I downloaded it. In my glance through the 90 pages I am unable to find a reference to the Carr Square neighborhood, so I'm not positive it is the report referenced in the article on orphanages. It's possible Carr Square was mentioned in an associated report. However there are almost 90 pages on a section of St. Louis City that lay a couple blocks East of where Sam and Rose Newmark lived. The study says the area is representative, though of other sections of the city.

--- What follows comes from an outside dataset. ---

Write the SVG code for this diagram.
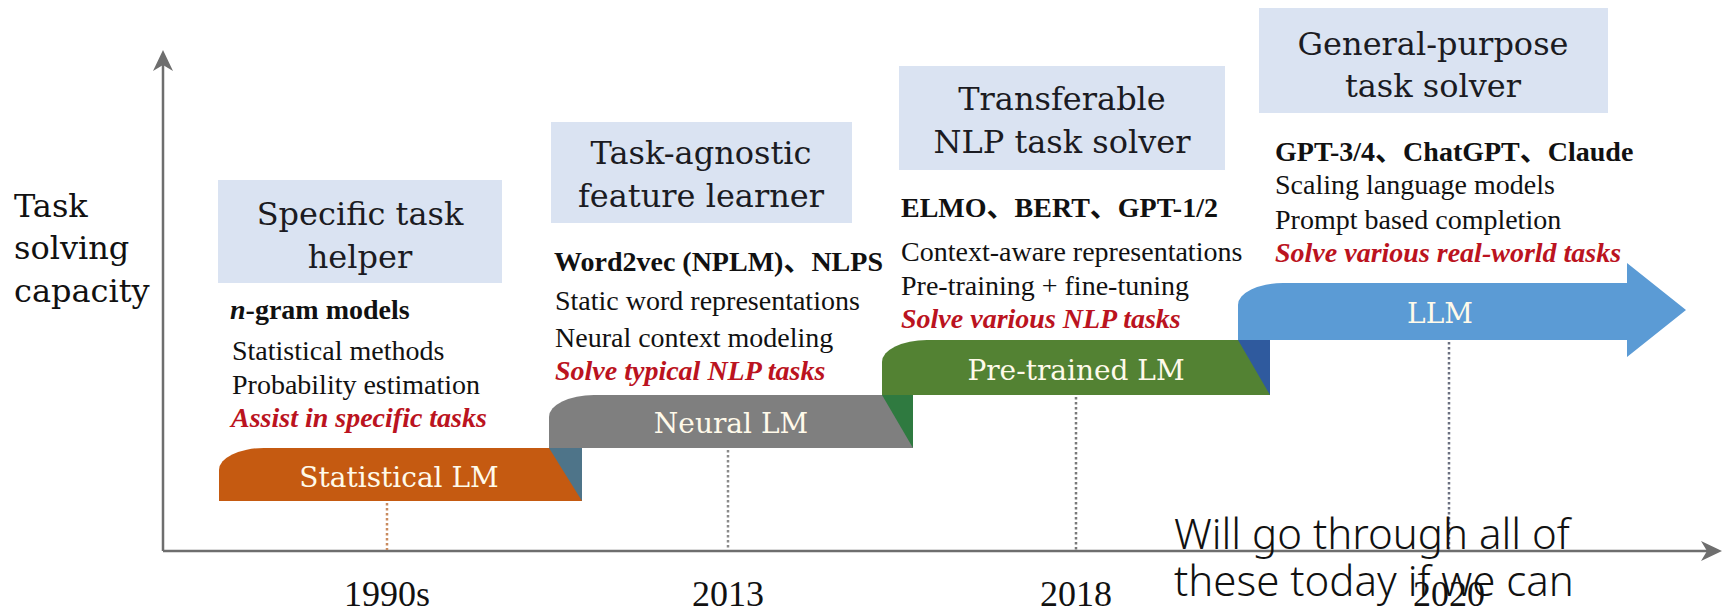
<svg xmlns="http://www.w3.org/2000/svg" width="1727" height="612" viewBox="0 0 1727 612">
<style>
.hd{font-family:"DejaVu Serif","Liberation Serif",serif;font-size:32px;fill:#1b1b22;text-anchor:middle}
.yl{font-family:"DejaVu Serif","Liberation Serif",serif;font-size:32px;fill:#111}
.bx{fill:#dae3f2}
.tx{font-family:"Liberation Serif","Noto Sans CJK SC",serif;font-size:28px;fill:#111}
.bd{font-weight:bold}
.rd{font-weight:bold;font-style:italic;fill:#bb1320}
.bl{font-family:"DejaVu Serif","Liberation Serif",serif;font-size:28px;fill:#fffaea;text-anchor:middle}
.yr{font-family:"Liberation Serif",serif;font-size:36px;fill:#111;text-anchor:middle}
.ax{stroke:#6e6e6e;stroke-width:2.5;fill:none}
.ah{fill:#6e6e6e}
.dt{stroke-width:2.5;stroke-dasharray:2.5 2.5;fill:none}
.nt{font-family:"Noto Sans","Open Sans","DejaVu Sans",sans-serif;font-size:42px;fill:#111;font-weight:300}
</style>

<g id="axes">
  <line class="ax" x1="163" y1="551" x2="163" y2="62"/>
  <path class="ah" d="M163,50 L153,71 L163,65 L173,71 Z"/>
  <line class="ax" x1="163" y1="551" x2="1710" y2="551"/>
  <path class="ah" d="M1722,551 L1701,541 L1707,551 L1701,561 Z"/>
</g>

<g id="y-label">
  <text class="yl" x="14" y="217">Task</text>
  <text class="yl" x="14" y="259">solving</text>
  <text class="yl" x="14" y="302">capacity</text>
</g>

<g id="guides">
  <line class="dt" stroke="#c98b5f" x1="387" y1="503" x2="387" y2="550"/>
  <line class="dt" stroke="#8a8a8a" x1="728" y1="450" x2="728" y2="550"/>
  <line class="dt" stroke="#7a7a7a" x1="1076" y1="397" x2="1076" y2="550"/>
  <line class="dt" stroke="#6b7080" x1="1449" y1="342" x2="1449" y2="550"/>
</g>

<g id="bar-statistical">
  <path fill="#c55a11" d="M219,501 L219,470 A45,22 0 0 1 264,448 L582,448 L582,501 Z"/>
  <text class="bl" x="399" y="487">Statistical LM</text>
</g>
<g id="bar-neural">
  <path fill="#7f7f7f" d="M549,448 L549,417 A45,22 0 0 1 594,395 L913,395 L913,448 Z"/>
  <path fill="#4e7489" d="M549,448 L582,448 L582,501 Z"/>
  <text class="bl" x="731" y="433">Neural LM</text>
</g>
<g id="bar-pretrained">
  <path fill="#538233" d="M882,395 L882,362 A45,22 0 0 1 927,340 L1270,340 L1270,395 Z"/>
  <path fill="#2f7a40" d="M882,395 L913,395 L913,448 Z"/>
  <text class="bl" x="1076" y="380">Pre-trained LM</text>
</g>
<g id="bar-llm">
  <path fill="#5b9bd5" d="M1238,340 L1238,305 A45,22 0 0 1 1283,283 L1627,283 L1627,263 L1686,310 L1627,357 L1627,340 Z"/>
  <path fill="#2f5a9e" d="M1238,340 L1270,340 L1270,395 Z"/>
  <text class="bl" x="1440" y="323">LLM</text>
</g>

<g id="stage-1">
  <rect class="bx" x="218" y="180" width="284" height="103"/>
  <text class="hd" x="360" y="225">Specific task</text>
  <text class="hd" x="360" y="268">helper</text>
  <text class="tx bd" x="230" y="319"><tspan font-style="italic">n</tspan>-gram models</text>
  <text class="tx" x="232" y="360">Statistical methods</text>
  <text class="tx" x="232" y="394">Probability estimation</text>
  <text class="tx rd" x="231" y="427">Assist in specific tasks</text>
</g>

<g id="stage-2">
  <rect class="bx" x="551" y="122" width="301" height="101"/>
  <text class="hd" x="701" y="164">Task-agnostic</text>
  <text class="hd" x="701" y="207">feature learner</text>
  <text class="tx bd" x="554" y="271">Word2vec (NPLM)、NLPS</text>
  <text class="tx" x="555" y="310">Static word representations</text>
  <text class="tx" x="555" y="347">Neural context modeling</text>
  <text class="tx rd" x="555" y="380">Solve typical NLP tasks</text>
</g>

<g id="stage-3">
  <rect class="bx" x="899" y="66" width="326" height="104"/>
  <text class="hd" x="1062" y="110">Transferable</text>
  <text class="hd" x="1062" y="153">NLP task solver</text>
  <text class="tx bd" x="901" y="217">ELMO、BERT、GPT-1/2</text>
  <text class="tx" x="901" y="261">Context-aware representations</text>
  <text class="tx" x="901" y="295">Pre-training + fine-tuning</text>
  <text class="tx rd" x="901" y="328">Solve various NLP tasks</text>
</g>

<g id="stage-4">
  <rect class="bx" x="1259" y="8" width="349" height="105"/>
  <text class="hd" x="1433" y="55">General-purpose</text>
  <text class="hd" x="1433" y="97">task solver</text>
  <text class="tx bd" x="1275" y="161">GPT-3/4、ChatGPT、Claude</text>
  <text class="tx" x="1275" y="194">Scaling language models</text>
  <text class="tx" x="1275" y="229">Prompt based completion</text>
  <text class="tx rd" x="1275" y="262">Solve various real-world tasks</text>
</g>

<g id="years">
  <text class="yr" x="387" y="606">1990s</text>
  <text class="yr" x="728" y="606">2013</text>
  <text class="yr" x="1076" y="606">2018</text>
  <text class="yr" x="1449" y="606">2020</text>
</g>

<g id="note">
  <text class="nt" x="1174" y="549">Will go through all of</text>
  <text class="nt" x="1174" y="596">these today if we can</text>
</g>
</svg>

Here's the map of the area the study did cover:


7th and 14th Streets are the East/West borders. While Sam and Rose were outside the boundaries, within the boundaries is the corner of 8th Street and Biddle where my other great-great-grandparents, Selig and Annie Feinstein, lived between 1896 and 1906. (It's a little hard to read, but Biddle Street is the second street from the right on the map) My great-great grandparents Morris and Minnie Cruvant lived at 7th and Biddle in 1897. And the last set of my paternal great-great grandparents, Morris and Mollie Blatt, lived at 10th and Biddle in 1896. It's possible the conditions were different ten years prior to the study when the Blatts and Cruvants lived there. I doubt they were very different for the Feinsteins two years prior to the study.

The disturbing image of a shared wall between a privy and a bakery oven, which I posted on Wednesday, came from this report. There are other equally disturbing images, and descriptions. It's difficult to imagine living under these conditions, but it is clear half of my ancestors at least did so in the early 1900s.

As a historical note -- if you look at the Google Maps image above, you will notice the area west of 20th Street bordered today by Cass and MLK Jr. Drive, there is a lot of land unbroken by roads. In the 1950s the buildings there were torn down and an infamous housing project was built by the same architect who would later build the World Trade Center -- Pruitt-Igoe.

Note: Further reading of the report indicates the statistics in the report match up with those in the paragraph quoted from "Beyond the Orphanage" - therefore the "Carr Square" neighborhood references the entire neighborhood covered by the 1908 report.

1 comment:

  1. Some of my ancestors were in that same general area (e.g., Cass, Biddle) before moving a few blocks westward and then, not surprisingly, getting the heck out of the neighborhood altogether. A hundred years later and it's somewhat improved (can it be worse than the description you quoted?), but have you ever gotten out of your car there?